The United States has no formal diplomatic relations with Taiwan, but American diplomats deal with the island through the cultural office, which operates like an embassy.
China regards Taiwan as a breakaway province.
Although it is not likely, Dole's filing under the Foreign Agents Registration Act -- first reported in the Legal Times -- could affect the $150,000 line of credit he offered to House Speaker Newt Gingrich. The speaker could draw on the credit to help pay a $300,000 penalty for violating House standards of conduct in conjunction with his former tax-exempt activities.
Gingrich informed the House ethics committee that if Dole became a registered lobbyist during the term of the agreement -- which lasts through Jan. 2, 1999 -- a replacement loan would be needed.
However, the foreign agent law under which Dole registered requires registration for a range of activities on behalf of foreign governments that go beyond lobbying.
Rep.
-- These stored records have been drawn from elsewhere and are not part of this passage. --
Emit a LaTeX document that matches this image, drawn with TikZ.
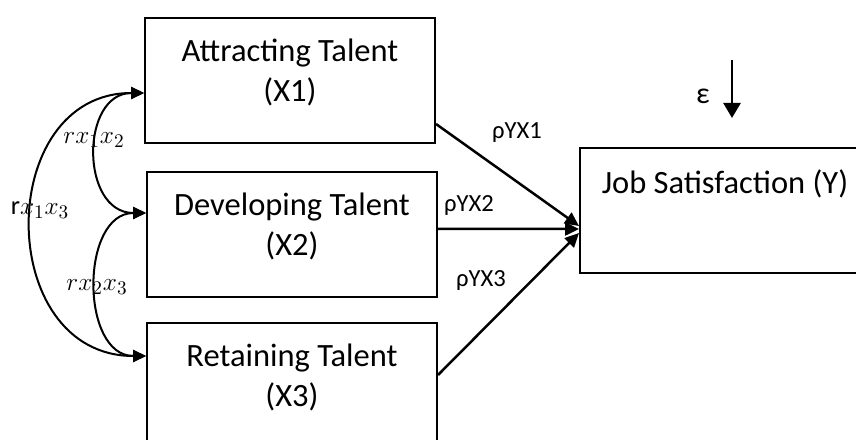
\documentclass[tikz,border=0pt]{standalone}
\usepackage{fontspec}
\setmainfont{Carlito}
\usetikzlibrary{positioning,arrows.meta}

\begin{document}
\begin{tikzpicture}[x=0.2mm, y=-0.2mm,
    box/.style={draw=black, line width=0.4mm, minimum width=58mm, minimum height=25mm, inner sep=0pt, anchor=north west},
    boxtext/.style={inner sep=0pt, align=center, font=\fontsize{18.5}{22.7}\selectfont},
    coef/.style={inner sep=0pt, font=\fontsize{14}{16}\selectfont},
    corr/.style={inner sep=0pt, font=\fontsize{15}{18}\selectfont},
    pathline/.style={line width=0.5mm, -{Triangle[length=2.8mm,width=2.6mm]}},
    link/.style={line width=0.4mm, {Triangle[length=2.6mm,width=2.4mm]}-{Triangle[length=2.6mm,width=2.4mm]}}]
    \clip (0,0) rectangle (856,440);
    % boxes
    \node[box] (x1) at (144,17) {};
    \node[box] (x2) at (146,171) {};
    \node[box] (x3) at (146,322) {};
    \node[box] (y) at (579,147) {};
    \node[boxtext, below=4.4mm of x1.north] (x1txt) {Attracting Talent\\(X1)};
    \node[boxtext, below=4.4mm of x2.north] (x2txt) {Developing Talent\\(X2)};
    \node[boxtext, below=4.4mm of x3.north] (x3txt) {Retaining Talent\\(X3)};
    \node[boxtext, below=4.4mm of y.north] (ytxt) {Job Satisfaction (Y)};
    % error term
    \node[coef, font=\fontsize{17}{19}\selectfont] (eps) at (703,96) {ε};
    \coordinate (etop) at (732,60);
    \coordinate (ebot) at (732,118);
    \draw[line width=0.5mm, -{Triangle[length=3mm,width=3.4mm]}] (etop) -- (ebot);
    % paths to Y
    \draw[pathline] ([yshift=4mm]x1.south east) -- ([yshift=-3.1mm]y.west);
    \draw[pathline] ([yshift=1.1mm]x2.east) -- ([yshift=-3.7mm]y.west);
    \draw[pathline] ([yshift=-10.6mm]x3.north east) -- ([yshift=-4.5mm]y.west);
    \node[coef] (p1) at (517,133) {ρYX1};
    \node[coef] (p2) at (469,206) {ρYX2};
    \node[coef] (p3) at (481,281) {ρYX3};
    % correlations
    \draw[link] ([yshift=-2.5mm]x1.west) .. controls +(-64,0) and +(-66,0) .. ([yshift=4.3mm]x2.west);
    \draw[link] ([yshift=4.3mm]x2.west) .. controls +(-66,0) and +(-66,0) .. ([yshift=-6.8mm]x3.north west);
    \draw[link] ([yshift=-2.5mm]x1.west) .. controls +(-150,0) and +(-152,0) .. ([yshift=-6.8mm]x3.north west);
    \node[corr] (r12) at (94,140) {$rx_1x_2$};
    \node[corr] (r13) at (40,210) {r$x_1x_3$};
    \node[corr] (r23) at (97,287) {$rx_2x_3$};
\end{tikzpicture}
\end{document}
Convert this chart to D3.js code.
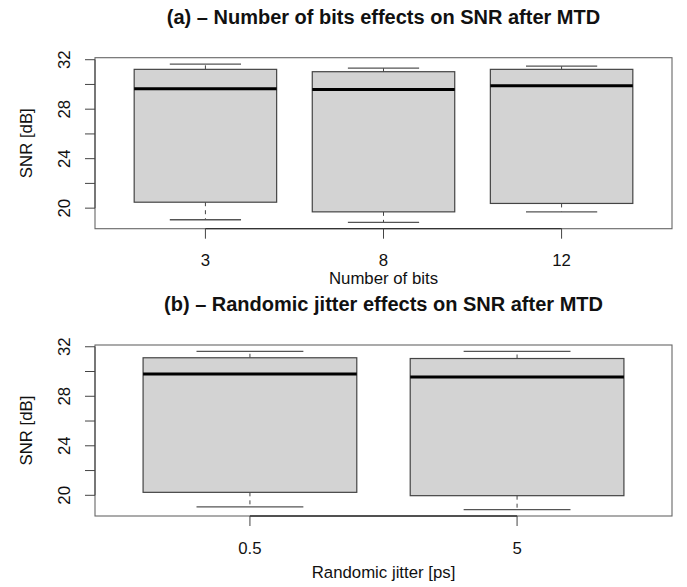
<!DOCTYPE html>
<html>
<head>
<meta charset="utf-8">
<script src="https://cdn.jsdelivr.net/npm/d3@7"></script>
<style>
  html, body { margin: 0; padding: 0; background: #fff; }
  svg { display: block; }
  text { font-family: "Liberation Sans", Arial, Helvetica, sans-serif; fill: #111; }
</style>
</head>
<body>
<svg id="chart" width="687" height="587"></svg>
<script>
// ---------- data ----------
const bitsCategories = ["3", "8", "12"];
const bitsLowerWhisker = [19.06, 18.85, 19.70];
const bitsQ1           = [20.48, 19.70, 20.38];
const bitsMedian       = [29.66, 29.60, 29.90];
const bitsQ3           = [31.22, 31.03, 31.22];
const bitsUpperWhisker = [31.65, 31.32, 31.48];

const jitterCategories = ["0.5", "5"];
const jitterLowerWhisker = [19.06, 18.84];
const jitterQ1           = [20.24, 19.97];
const jitterMedian       = [29.80, 29.55];
const jitterQ3           = [31.11, 31.05];
const jitterUpperWhisker = [31.63, 31.63];

const yTickValues = [20, 22, 24, 26, 28, 30, 32];
const yTickLabels = ["20", "", "24", "", "28", "", "32"];

const titleA = "(a) \u2013 Number of bits effects on SNR after MTD";
const titleB = "(b) \u2013 Randomic jitter effects on SNR after MTD";
const xLabelA = "Number of bits";
const xLabelB = "Randomic jitter [ps]";
const yLabel = "SNR [dB]";

// ---------- drawing ----------
const svg = d3.select("#chart");
const AXIS_FS = 16.8;
const TITLE_FS = 20;

function panel(cfg) {
  const { left, right, top, bottom, cats, lo, q1, med, q3, hi, title, xlab,
          titleY, tickLabelY, xlabY } = cfg;
  const n = cats.length;
  const g = svg.append("g");

  const ymin = d3.min(lo), ymax = d3.max(hi);
  const ext = (ymax - ymin) * 0.04;
  const y = d3.scaleLinear().domain([ymin - ext, ymax + ext]).range([bottom, top]);
  const xext = n * 0.04;
  const x = d3.scaleLinear().domain([0.5 - xext, n + 0.5 + xext]).range([left, right]);
  const boxW = x(0.8) - x(0);

  const data = cats.map((c, i) => ({ c, i: i + 1, lo: lo[i], q1: q1[i], med: med[i], q3: q3[i], hi: hi[i] }));

  const boxes = g.selectAll("g.box").data(data).join("g").attr("class", "box");
  // whiskers (dashed)
  boxes.append("line")
    .attr("x1", d => x(d.i)).attr("x2", d => x(d.i))
    .attr("y1", d => y(d.q1)).attr("y2", d => y(d.lo))
    .attr("stroke", "#444").attr("stroke-width", 1).attr("stroke-dasharray", "4,4");
  boxes.append("line")
    .attr("x1", d => x(d.i)).attr("x2", d => x(d.i))
    .attr("y1", d => y(d.q3)).attr("y2", d => y(d.hi))
    .attr("stroke", "#444").attr("stroke-width", 1).attr("stroke-dasharray", "4,4");
  // caps
  boxes.append("line")
    .attr("x1", d => x(d.i) - boxW / 4).attr("x2", d => x(d.i) + boxW / 4)
    .attr("y1", d => y(d.lo)).attr("y2", d => y(d.lo))
    .attr("stroke", "#555").attr("stroke-width", 1.3);
  boxes.append("line")
    .attr("x1", d => x(d.i) - boxW / 4).attr("x2", d => x(d.i) + boxW / 4)
    .attr("y1", d => y(d.hi)).attr("y2", d => y(d.hi))
    .attr("stroke", "#555").attr("stroke-width", 1.3);
  // box
  boxes.append("rect")
    .attr("x", d => x(d.i) - boxW / 2).attr("width", boxW)
    .attr("y", d => y(d.q3)).attr("height", d => y(d.q1) - y(d.q3))
    .attr("fill", "#d3d3d3").attr("stroke", "#444").attr("stroke-width", 1.2);
  // median
  boxes.append("line")
    .attr("x1", d => x(d.i) - boxW / 2).attr("x2", d => x(d.i) + boxW / 2)
    .attr("y1", d => y(d.med)).attr("y2", d => y(d.med))
    .attr("stroke", "#000").attr("stroke-width", 3);

  // frame
  g.append("rect").attr("x", left).attr("y", top)
    .attr("width", right - left).attr("height", bottom - top)
    .attr("fill", "none").attr("stroke", "#666").attr("stroke-width", 1.1);

  // y axis
  const ya = g.append("g");
  ya.append("line").attr("x1", left).attr("x2", left)
    .attr("y1", y(yTickValues[0])).attr("y2", y(yTickValues[yTickValues.length - 1]))
    .attr("stroke", "#444");
  ya.selectAll("line.t").data(yTickValues).join("line").attr("class", "t")
    .attr("x1", left - 10).attr("x2", left)
    .attr("y1", d => y(d)).attr("y2", d => y(d)).attr("stroke", "#444");
  ya.selectAll("text").data(yTickValues).join("text")
    .attr("transform", d => `translate(70,${y(d)}) rotate(-90)`)
    .attr("text-anchor", "middle").attr("font-size", AXIS_FS)
    .text((d, i) => yTickLabels[i]);
  g.append("text")
    .attr("transform", `translate(32,${(top + bottom) / 2}) rotate(-90)`)
    .attr("text-anchor", "middle").attr("font-size", AXIS_FS).text(yLabel);

  // x axis
  const xa = g.append("g");
  xa.append("line").attr("x1", x(1)).attr("x2", x(n))
    .attr("y1", bottom).attr("y2", bottom).attr("stroke", "#333").attr("stroke-width", 1.3);
  xa.selectAll("line.t").data(data).join("line").attr("class", "t")
    .attr("x1", d => x(d.i)).attr("x2", d => x(d.i))
    .attr("y1", bottom).attr("y2", bottom + 10).attr("stroke", "#444");
  xa.selectAll("text").data(data).join("text")
    .attr("x", d => x(d.i)).attr("y", tickLabelY)
    .attr("text-anchor", "middle").attr("font-size", AXIS_FS).text(d => d.c);
  g.append("text").attr("x", (left + right) / 2).attr("y", xlabY)
    .attr("text-anchor", "middle").attr("font-size", AXIS_FS).text(xlab);

  // title
  g.append("text").attr("x", (left + right) / 2).attr("y", titleY)
    .attr("text-anchor", "middle").attr("font-size", TITLE_FS).attr("font-weight", "bold")
    .text(title);
}

panel({
  left: 95, right: 672, top: 57.7, bottom: 228.7,
  cats: bitsCategories, lo: bitsLowerWhisker, q1: bitsQ1, med: bitsMedian, q3: bitsQ3, hi: bitsUpperWhisker,
  title: titleA, xlab: xLabelA, titleY: 23.5, tickLabelY: 265.8, xlabY: 283.5
});
panel({
  left: 95, right: 672, top: 345, bottom: 516,
  cats: jitterCategories, lo: jitterLowerWhisker, q1: jitterQ1, med: jitterMedian, q3: jitterQ3, hi: jitterUpperWhisker,
  title: titleB, xlab: xLabelB, titleY: 310.5, tickLabelY: 553.5, xlabY: 578
});
</script>
</body>
</html>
James Hansen, R-Utah, chairman of the ethics panel, and ranking Rep. Howard L. Berman of California, the ranking Democrat, said in a statement they recognized the distinction.
``Registration under the Foreign Agents Registration Act, in and of itself, does not indicate whether lobbying of Congress will be undertaken,'' they said. ``The committee is in the process of ascertaining whether such activities are intended.''
Gingrich's spokeswoman, Christina Martin, said the speaker has not drawn on Dole's line of credit. Gingrich has paid $50,000 toward the loan from his own pocket and has another personal payment due June 1.
Martin said if the ethics committee decides the arrangement with Dole is invalid, ``the speaker would simply follow their guidance.'' She added that it ``may never be necessary'' for Gingrich to use Dole's line of credit.